--- Start Dataset content ---

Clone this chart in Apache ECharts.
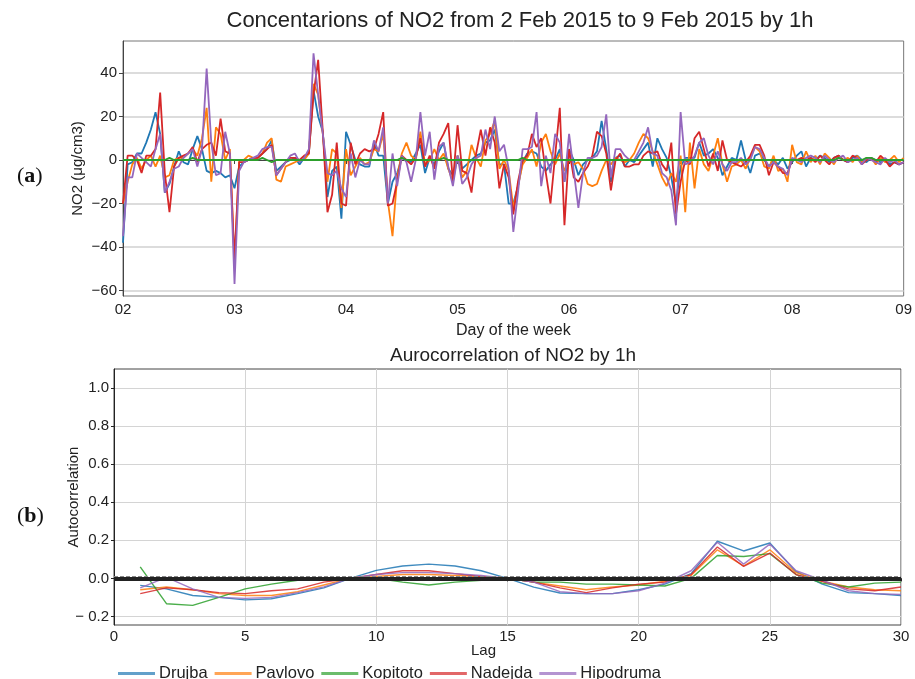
<!DOCTYPE html>
<html>
<head>
<meta charset="utf-8">
<script src="https://cdn.jsdelivr.net/npm/echarts@6/dist/echarts.min.js"></script>
<style>
  html, body { margin: 0; padding: 0; background: #fff; }
  #chart { width: 915px; height: 679px; }
</style>
</head>
<body>
<div id="chart"></div>
<script>
// --- dados: concentracoes horarias (02..09 fev), 169 pontos por estacao ---
const dayLabels = ['02', '03', '04', '05', '06', '07', '08', '09'];
const stations = ['Drujba', 'Pavlovo', 'Kopitoto', 'Nadejda', 'Hipodruma'];
const colors = ['#1f77b4', '#ff7f0e', '#2ca02c', '#d62728', '#9467bd'];

const drujba = [
  -38, -2, -1, 3, 3, 8, 14, 22, 12, -15, -11, -3, 4, -1, -2, 5, 11, 5, -5, -6, -5, -6, -8, -7,
  -13, -3, -1, 0, 1, 1, 3, 5, 9, -5, -3, -1, 0, 1, -2, 1, 3, 32, 20, 13, -17, -5, -3, -27,
  13, 7, 0, -2, -3, -3, 8, 2, 2, -20, -10, -6, 1, 0, -1, 3, 7, -6, 1, -2, 4, 8, -4, -7,
  2, -4, -2, 0, 2, 3, 8, 9, 14, -2, -2, -20, -20, -12, -1, 3, 4, 3, -3, -5, -2, 0, 5, -10,
  5, 0, -7, -2, 0, 1, 4, 18, 5, -10, 1, 2, -3, 0, -1, 2, 5, 8, -3, 10, 5, 1, -8, -20,
  -3, 1, 1, 1, 8, 2, 3, 5, 1, -7, -3, 1, 0, 9, 0, -6, 2, 3, 0, -3, 0, -2, 1, -4,
  -1, 2, 4, -3, 1, 0, 2, 1, -1, 1, 2, 0, -1, 1, 2, 0, -1, 1, 0, -1, 0, -2, -1, -2, -1
];
const pavlovo = [
  -20, -10, -2, 1, -4, 0, 2, -3, 2, -8, -7, 0, 1, 1, 3, 5, 2, 10, 24, -10, 15, 12, 0, 5,
  -48, 0, 0, 2, 1, 1, 3, 8, 10, -9, -10, -3, -2, -1, 0, 0, 3, 35, 30, 12, -10, 5, 3, -22,
  5, -7, -3, 1, -2, -1, 5, 4, 12, -19, -35, -8, 3, 8, 2, 0, 13, -2, 0, 5, 0, 3, -4, -10,
  2, -8, -5, 7, 1, -3, 9, 12, 18, -4, 0, -5, -22, -12, -2, 1, 5, -3, 8, 12, 4, -2, 3, -5,
  0, -2, -1, -4, -11, -12, -11, -5, 0, -2, 1, 0, -1, 0, 3, 8, 12, 10, 4, -2, -8, -12, -6, -10,
  2, -24, 8, -13, 5, -2, -5, 2, 10, -2, -10, -3, -2, 0, -4, 1, 6, 4, -3, -4, 2, -5, -4, -10,
  7, -1, -2, 4, -1, 2, -2, 3, 1, -2, 2, 0, 1, -1, 2, -1, 0, 1, -2, 1, -1, 0, 2, -1, 1
];
const kopitoto = [
  0, 0, 0, 0, 0, 0, 0, 0, 0, 0, 1, 0, 0, 0, 0, 1, 0, 0, 0, 0, 0, 0, 0, 0,
  0, 0, 0, 0, 0, 0, 1, 0, -1, 0, 0, 0, 0, 0, 0, 0, 0, 0, 0, 0, 0, 0, 0, 0,
  0, 0, 0, 0, 0, 0, 0, 0, 0, 0, 0, 0, 1, 0, 0, 0, 0, 0, 0, 0, 0, 1, 0, 0,
  0, 0, 0, 0, 0, 0, 0, 0, 0, 0, 0, 0, 0, 0, 1, 0, 0, 0, 0, 0, 0, 0, 0, 0,
  0, 0, 0, 0, 0, 0, 0, 0, 0, 0, 0, 0, 0, 0, 0, 0, 0, 0, 0, 0, 0, 0, 0, 0,
  0, 0, 0, 0, 0, 0, 0, 0, 0, 0, 0, 0, 0, 0, 0, 0, 0, 0, 0, 0, 0, 0, 0, 0,
  0, 0, 0, 0, 0, 0, 0, 0, 0, 0, 1, 0, 0, 0, 0, 0, 1, 1, 0, 0, 0, 0, 0, 0, 0
];
const nadejda = [
  -20, 2, 2, 0, -6, 2, 2, 5, 31, -6, -24, -3, 1, 2, 3, 6, -1, 5, 7, 8, 2, 19, 4, 3,
  -46, -1, -1, 0, 1, 1, 3, 5, 7, -7, -4, -1, 1, 1, 0, 2, 3, 30, 46, 13, -24, -16, 8, -20,
  -21, 8, -2, 3, 5, 4, 5, 12, 22, -21, -20, -10, 2, 0, -2, 1, 10, -3, 2, -4, 8, 12, 17, -10,
  16, -5, -6, -15, 3, 14, 2, 15, 8, -13, -2, -8, -25, -10, 0, 2, 12, 6, 10, -6, -20, 2, 24, -30,
  5, -8, -10, -6, -3, 2, 13, 11, 3, -14, 0, 3, -3, -3, -2, -2, 2, 4, 3, 4, -2, -5, 8, -25,
  -10, 0, -2, 10, 13, 5, -3, 3, -5, 9, 0, -1, -2, -3, -1, 2, 7, 7, 2, -7, -1, -3, -6, -6,
  0, 0, 1, 0, 1, -1, 2, 0, -2, 1, 2, 0, -1, 2, 1, -2, 0, 1, -1, 2, 0, -3, -1, -2, -1
];
const hipodruma = [
  -35, -8, -8, 3, 1, -1, -3, 5, 12, -15, -10, -4, -3, 1, 3, 5, -3, 5, 42, 8, -7, -6, 13, 3,
  -57, -5, -1, 0, 1, 2, 5, 6, 6, -7, -4, -1, 2, 3, -1, 1, 5, 49, 30, 12, -6, -7, -5, -13,
  -17, 3, -8, 0, -2, -2, 9, 4, 15, -20, 3, -12, 2, -1, -10, 0, 22, 2, 13, -9, 6, 8, -3, -12,
  2, -11, -8, -2, 1, 2, 14, 5, 20, 4, 7, -4, -33, -15, 5, 5, 6, 22, -12, 2, -6, 12, 8, -10,
  12, -5, -22, -6, 1, 1, 2, 6, 21, -8, 5, 5, 2, 0, 0, 4, 8, 15, 3, 2, -6, -8, -14, -30,
  22, -2, -1, 2, 8, 10, 2, -2, 4, -2, -5, -1, -1, 1, -2, 0, 6, 5, 1, -3, -1, -3, -4, -7,
  1, 0, -1, 1, 2, 1, -1, 2, 0, -1, 1, 2, -1, 0, 1, -2, 1, 0, -1, -2, 1, -1, 0, -2, -1
];

// --- dados: autocorrelacao, lags 1..30 ---
const lags = [1, 2, 3, 4, 5, 6, 7, 8, 9, 10, 11, 12, 13, 14, 15, 16, 17, 18, 19, 20, 21, 22, 23, 24, 25, 26, 27, 28, 29, 30];
const acfDrujba = [-0.037, -0.055, -0.09, -0.1, -0.113, -0.107, -0.08, -0.05, 0.0, 0.042, 0.065, 0.075, 0.065, 0.04, 0.0, -0.046, -0.077, -0.08, -0.08, -0.06, -0.03, 0.025, 0.195, 0.144, 0.186, 0.035, -0.03, -0.075, -0.08, -0.09];
const acfPavlovo = [-0.06, -0.045, -0.06, -0.08, -0.09, -0.09, -0.07, -0.035, 0.0, 0.01, 0.02, 0.02, 0.015, 0.01, 0.0, -0.02, -0.04, -0.06, -0.045, -0.035, -0.015, 0.015, 0.15, 0.065, 0.15, 0.03, -0.015, -0.045, -0.06, -0.065];
const acfKopitoto = [0.06, -0.133, -0.142, -0.1, -0.055, -0.03, -0.01, 0.0, 0.0, 0.0, -0.02, -0.035, -0.02, -0.01, 0.0, -0.02, -0.02, -0.03, -0.03, -0.035, -0.04, 0.0, 0.12, 0.115, 0.13, 0.02, -0.025, -0.045, -0.025, -0.02];
const acfNadejda = [-0.08, -0.05, -0.06, -0.075, -0.08, -0.065, -0.055, -0.02, 0.0, 0.02, 0.04, 0.04, 0.025, 0.01, 0.0, -0.02, -0.05, -0.075, -0.05, -0.03, -0.02, 0.02, 0.165, 0.063, 0.133, 0.02, -0.015, -0.055, -0.065, -0.045];
const acfHipodruma = [-0.05, 0.005, -0.055, -0.1, -0.105, -0.1, -0.075, -0.045, 0.0, 0.02, 0.03, 0.03, 0.025, 0.015, 0.0, -0.02, -0.07, -0.08, -0.08, -0.065, -0.025, 0.04, 0.19, 0.075, 0.18, 0.04, -0.01, -0.065, -0.08, -0.085];

const topTicks = [-60, -40, -20, 0, 20, 40];
const bottomTicks = [-0.2, 0, 0.2, 0.4, 0.6, 0.8, 1.0];
const confBand = 0.012;

const FONT = "'Liberation Sans', Arial, sans-serif";
const minus = (s) => String(s).replace('-', '\u2212');

const serieHoraria = [drujba, pavlovo, kopitoto, nadejda, hipodruma];
const serieAcf = [acfDrujba, acfPavlovo, acfKopitoto, acfNadejda, acfHipodruma];

const series = [];
serieHoraria.forEach((arr, i) => {
    series.push({
        name: stations[i] + '_h',
        type: 'line',
        xAxisIndex: 0, yAxisIndex: 0,
        data: arr.map((v, h) => [h, v]),
        symbol: 'none',
        z: i === 2 ? 4 : 2 + i * 0.1,
        lineStyle: { color: colors[i], width: 1.8 },
        itemStyle: { color: colors[i] }
    });
});
serieAcf.forEach((arr, i) => {
    series.push({
        name: stations[i],
        type: 'line',
        xAxisIndex: 1, yAxisIndex: 1,
        data: arr.map((v, k) => [lags[k], v]),
        symbol: 'none',
        lineStyle: { color: colors[i], width: 1.4, opacity: 0.85 },
        itemStyle: { color: colors[i], opacity: 0.7 },
        markLine: i === 0 ? {
            silent: true, symbol: 'none', label: { show: false },
            data: [
                { yAxis: confBand, lineStyle: { color: '#888', type: 'dashed', width: 1 } },
                { yAxis: -confBand, lineStyle: { color: '#888', type: 'dashed', width: 1 } },
                { yAxis: 0, lineStyle: { color: '#222', type: 'solid', width: 4 } }
            ]
        } : undefined
    });
});

const chart = echarts.init(document.getElementById('chart'));
chart.setOption({
    animation: false,
    backgroundColor: '#fff',
    textStyle: { fontFamily: FONT },
    title: [
        { text: 'Concentarions of NO2 from 2 Feb 2015 to 9 Feb 2015 by 1h', left: 515, top: 5, textAlign: 'center',
          textStyle: { fontSize: 22, fontWeight: 'normal', color: '#222', fontFamily: FONT } },
        { text: 'Aurocorrelation of NO2 by 1h', left: 508, top: 341, textAlign: 'center',
          textStyle: { fontSize: 19, fontWeight: 'normal', color: '#222', fontFamily: FONT } }
    ],
    legend: {
        data: stations,
        left: 113, top: 660,
        itemWidth: 37, itemHeight: 3, itemGap: 7,
        icon: 'rect',
        textStyle: { fontSize: 16.5, color: '#222', fontFamily: FONT, padding: [0, 0, 0, -1] }
    },
    grid: [
        { left: 123, top: 41, width: 783, height: 255, show: true, borderColor: '#777', borderWidth: 1 },
        { left: 114, top: 369, width: 787, height: 256, show: true, borderColor: '#444', borderWidth: 1 }
    ],
    xAxis: [
        {
            gridIndex: 0, type: 'value', min: 0, max: 168, interval: 24,
            name: 'Day of the week', nameLocation: 'middle', nameGap: 27, nameMoveOverlap: false,
            nameTextStyle: { fontSize: 16, color: '#222' },
            axisLine: { lineStyle: { color: '#444' } },
            axisTick: { show: true, length: 4, lineStyle: { color: '#444' } },
            axisLabel: { fontSize: 15, color: '#222', margin: 6, formatter: (v) => dayLabels[v / 24] },
            splitLine: { show: false }
        },
        {
            gridIndex: 1, type: 'value', min: 0, max: 30, interval: 5,
            name: 'Lag', nameLocation: 'middle', nameGap: 18, nameMoveOverlap: false,
            nameTextStyle: { fontSize: 15, color: '#222', padding: [0, 48, 0, 0] },
            axisLine: { lineStyle: { color: '#222' } },
            axisTick: { show: true, length: 3, lineStyle: { color: '#222' } },
            axisLabel: { fontSize: 15, color: '#222', margin: 4 },
            splitLine: { show: true, lineStyle: { color: '#d4d4d4', width: 1 } }
        }
    ],
    yAxis: [
        {
            gridIndex: 0, type: 'value', min: -62.5, max: 54.7,
            name: 'NO2 (\u03bcg/cm3)', nameLocation: 'middle', nameGap: 38, nameMoveOverlap: false,
            nameTextStyle: { fontSize: 15, color: '#222' },
            axisLine: { show: true, lineStyle: { color: '#444' } },
            axisTick: { show: true, length: 4, customValues: topTicks, lineStyle: { color: '#444' } },
            axisLabel: { fontSize: 15, color: '#222', margin: 6, customValues: topTicks, formatter: (v) => minus(v) },
            splitLine: { show: true, lineStyle: { color: '#d0d0d0', width: 1.5 } }
        },
        {
            gridIndex: 1, type: 'value', min: -0.245, max: 1.1,
            name: 'Autocorrelation', nameLocation: 'middle', nameGap: 33, nameMoveOverlap: false,
            nameTextStyle: { fontSize: 15, color: '#222' },
            axisLine: { show: true, lineStyle: { color: '#222' } },
            axisTick: { show: true, length: 3, customValues: bottomTicks, lineStyle: { color: '#222' } },
            axisLabel: { fontSize: 15, color: '#222', margin: 5, customValues: bottomTicks,
                         formatter: (v) => (v < 0 ? '\u2212 ' : '') + Math.abs(v).toFixed(1) },
            splitLine: { show: true, lineStyle: { color: '#d4d4d4', width: 1 } }
        }
    ],
    graphic: [
        { type: 'text', left: 17, top: 165, style: { text: '({a|a})', font: "22px 'Liberation Serif', serif", fill: '#111',
          rich: { a: { fontWeight: 'bold', fontSize: 22, fontFamily: "'Liberation Serif', serif" } } } },
        { type: 'text', left: 17, top: 505, style: { text: '({a|b})', font: "22px 'Liberation Serif', serif", fill: '#111',
          rich: { a: { fontWeight: 'bold', fontSize: 22, fontFamily: "'Liberation Serif', serif" } } } }
    ],
    series: series
});
window.addEventListener('resize', () => chart.resize());
</script>
</body>
</html>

--- End Dataset content ---

■ **Short exercise**: Without any pictures, reproduce the lines from the first one in the material through the line that has "['#1f77b4', '#ff7f0e', '#2ca02c', '#d62728', '#9467bd'];", exactly as they appear.

■ **Exercise solution**:
Clone this chart in Apache ECharts.
<!DOCTYPE html>
<html>
<head>
<meta charset="utf-8">
<script src="https://cdn.jsdelivr.net/npm/echarts@6/dist/echarts.min.js"></script>
<style>
  html, body { margin: 0; padding: 0; background: #fff; }
  #chart { width: 915px; height: 679px; }
</style>
</head>
<body>
<div id="chart"></div>
<script>
// --- dados: concentracoes horarias (02..09 fev), 169 pontos por estacao ---
const dayLabels = ['02', '03', '04', '05', '06', '07', '08', '09'];
const stations = ['Drujba', 'Pavlovo', 'Kopitoto', 'Nadejda', 'Hipodruma'];
const colors = ['#1f77b4', '#ff7f0e', '#2ca02c', '#d62728', '#9467bd'];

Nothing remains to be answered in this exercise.